Elaborating, Kapur said: “We are privileged to have some leading Indian funds as well as global players who have looked into our business in India, how it has progressed in the last few years, and are excited about the opportunity ahead. They are all taking a long-term view, which is the way we look at the business too.
“The story of India has been and continues to be built on the tailwinds of passenger and infrastructure growth in the market. TFS delivers with its culture, and combined with SSP’s expertise it becomes a winning formula.
“Our top priority is our employee happiness, which leads to customer satisfaction, plus we have the right brand partners and can deliver the experience. Ultimately, that all comes together to deliver a strong financial result. That is hopefully what the partners and the shareholders who have come onboard see as our DNA. And we have been delivering too – in the last two years we have grown the business by around +20% on average.
“For the next stage, in addition just to the Indian story itself, which has a long runway ahead, we are taking our lounge expertise global with SSP. Here we see a big opportunity. In lounges globally, companies are pushing the envelope in terms of experience, which is what we do well.”

Coveney said, “If you just look at the sources of growth from here, the centrepiece is TFS’s extraordinary market position, leadership, relationships and the opportunity in this, the third-largest aviation market in the world.
“Then the second part, on which we are working hard, and which will be a real focus of what we do together over the coming years, is the format capability in the lounge channel that Varun speaks about. We rate that really highly.
“We will use the rest of SSP’s client relationships, market knowledge, food supply chain and operating processes in many other markets in the world. But where lounge opportunities come up, we will partner with TFS to access them in different ways in different markets.
“So everything in India will come through TFS. Then we will provide an access point for their lounge capability, with all of the local tailoring, client relationships and knowledge that SSP brings to the rest of the world, just as we have done in Malaysia and in Hong Kong already. The scope of the lounges partnership is global, and the sequence of markets we enter we will work out over time, though we see a strong initial focus on Asia.”

On whether TFS would diversify from its core in F&B and lounges as it grows, Kapur said: “There is so much to do in our existing channels. We understand what we do well. We have been doing it for years with the expertise of both partners.
“The runway in the core market, in India, is looking even better for the next ten years than it did for the past ten. And our ambition is even greater now than it ever was. So the opportunity lies in those segments we excel in, whereas other channels such as duty free are not part of our DNA.”
Based on the share price band set pre-IPO of between INR1,045 and INR1,100 per share (US$12.19 to US$12.83), TFS was valued at between INR137.6 billion and INR144.8 billion (US$1.61 billion to US$1.69 billion).
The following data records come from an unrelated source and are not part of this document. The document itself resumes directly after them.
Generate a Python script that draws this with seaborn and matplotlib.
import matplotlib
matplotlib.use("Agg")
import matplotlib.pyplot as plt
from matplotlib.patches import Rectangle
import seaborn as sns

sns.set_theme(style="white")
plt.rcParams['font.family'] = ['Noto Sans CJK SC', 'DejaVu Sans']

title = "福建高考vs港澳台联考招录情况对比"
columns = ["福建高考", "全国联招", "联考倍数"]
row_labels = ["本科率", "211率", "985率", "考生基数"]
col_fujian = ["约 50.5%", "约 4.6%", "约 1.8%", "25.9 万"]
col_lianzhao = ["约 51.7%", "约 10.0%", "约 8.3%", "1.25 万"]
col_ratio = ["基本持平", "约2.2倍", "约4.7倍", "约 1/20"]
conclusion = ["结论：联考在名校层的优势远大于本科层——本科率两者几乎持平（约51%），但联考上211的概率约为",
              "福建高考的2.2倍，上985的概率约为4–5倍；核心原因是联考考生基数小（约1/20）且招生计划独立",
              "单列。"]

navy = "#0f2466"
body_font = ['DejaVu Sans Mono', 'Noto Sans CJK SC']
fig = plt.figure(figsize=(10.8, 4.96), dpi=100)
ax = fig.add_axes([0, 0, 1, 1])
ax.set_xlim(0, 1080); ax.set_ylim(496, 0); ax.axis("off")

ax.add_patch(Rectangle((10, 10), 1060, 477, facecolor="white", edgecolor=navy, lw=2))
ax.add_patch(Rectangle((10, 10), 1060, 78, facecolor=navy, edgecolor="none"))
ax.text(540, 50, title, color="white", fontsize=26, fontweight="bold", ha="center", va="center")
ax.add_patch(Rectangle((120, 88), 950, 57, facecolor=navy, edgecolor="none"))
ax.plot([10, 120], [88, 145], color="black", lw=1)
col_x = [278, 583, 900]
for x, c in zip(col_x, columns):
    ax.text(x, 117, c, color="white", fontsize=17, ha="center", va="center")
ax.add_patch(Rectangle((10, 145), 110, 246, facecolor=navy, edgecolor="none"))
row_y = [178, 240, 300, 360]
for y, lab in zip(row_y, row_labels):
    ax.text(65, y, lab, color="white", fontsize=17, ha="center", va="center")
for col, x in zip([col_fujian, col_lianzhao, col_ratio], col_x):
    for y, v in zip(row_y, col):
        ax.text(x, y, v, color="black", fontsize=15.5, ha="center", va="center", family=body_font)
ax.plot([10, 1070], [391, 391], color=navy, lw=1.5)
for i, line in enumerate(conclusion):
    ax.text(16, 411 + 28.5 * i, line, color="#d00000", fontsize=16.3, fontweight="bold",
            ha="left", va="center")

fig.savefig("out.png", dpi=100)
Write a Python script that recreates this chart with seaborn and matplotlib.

At time of publication the share price had dipped -2.29% from start of trading to INR1,074 (US$12.49). Both Kapur and Coveney stressed that a listing such as this is part of a long-term plan that outweighs short-term price fluctuations.
“We have been very open and transparent,” said Kapur. “We are building a business for the long term. And the names of some of the long-term investors and the fact that we had such strong demand pays testament to that. We want to drive confidence and we want to deliver value to these investors.”
Coveney added, “The global and local institutional investor base for this IPO was subscribed eight times over capacity. We hope that this very strong, latent demand will feed into the stock over time as we build out the story going forward.
“It’s difficult to call what happens on day one or two, and of course every CEO wants the stock to rise and keep rising, but the substance and the demand for this company is very reassuring.”